Die tunesische Partei des Blattes will errechnet haben, dass mit dem legalen Anbau von Cannabis im Land allein im ersten Jahr etwa 100 Millionen Euro Umsatz und ungefähr 3000 Arbeitsplätze entstehen könnten. Und zwar in den ländlichen Regionen Tunesiens, in denen es bisher extrem schwer ist, irgendeinen einen Job zu finden. Kais Ben Halima plädiert für die industrielle Ausbeutung von Cannabis, beispielsweise um Stoffe oder Papier herzustellen. Und dann gebe es ja auch noch die Chance, einen Teil des tunesischen Tourismus auf Haschisch auszurichten – Holland sei dafür ein gutes Beispiel.

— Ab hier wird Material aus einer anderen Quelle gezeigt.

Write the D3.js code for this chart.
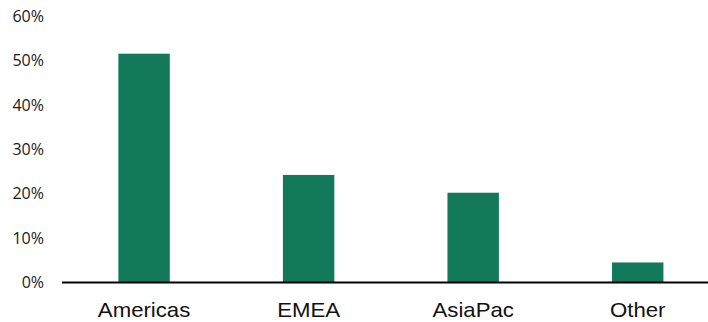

Ben Halima hofft auf einen Wirtschaftsboom

Natürlich bekommen Kais Ben Halima und seine Partei ordentlich Gegenwind: Die Gegner beschreiben die negativen Folgen regelmässigen Haschisch-Konsums, die damit verbundene Kriminalität. Naja, sagt Ben Halima, die Legalisierung würde jedenfalls Schmugglern und Dealern schaden. Bisher wird in Tunesien nur wenig Cannabis angebaut:
"Es gibt gewisse Anpflanzungen gewisser Banden, die das heimlich machen. Aber man sollte sehen, dass da ein legaler Markt ist."

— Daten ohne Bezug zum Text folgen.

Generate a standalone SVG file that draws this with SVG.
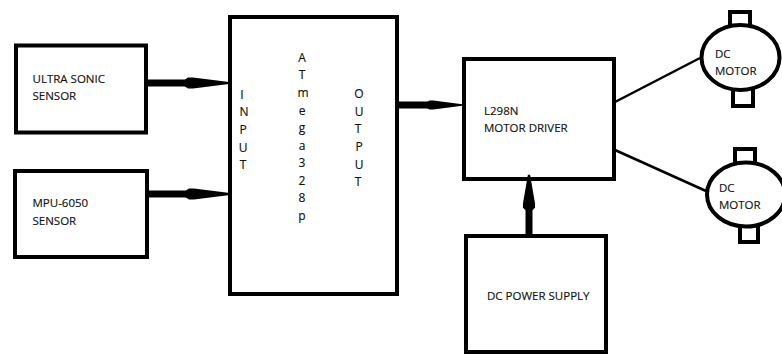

Diesen Markt soll Tunesien bedienen. Die klimatischen Bedingungen für den Cannabis-Anbau seien super, landwirtschaftliche Fläche ausreichend vorhanden. Ben Halima und seine Parteifreunde versprechen sich und den Wählern einen Wirtschaftsboom – wenn sie die "Partei des Blattes" wählen. Der Name "Partei des Blattes" hat natürlich mit den Blättern der Haschisch-Pflanzen zu tun. Aber Kais Ben Halima fallen auch noch ein paar andere Bedeutungen ein:
"Das kann für das weiße Blatt Papier stehen, auf dem ein neuer Gesellschaftsvertrag geschrieben wird. Oder für die rote Karte, die man den politischen Parteien zeigen will, die bisher nichts hingekriegt haben."
Die Partei des Blattes muss bis zur Wahl im Oktober ihre Botschaft unters Wahlvolk bringen. Dann entscheidet sich, ob die Cannabis-Politik Erfolg hat oder zum Horrortrip wird.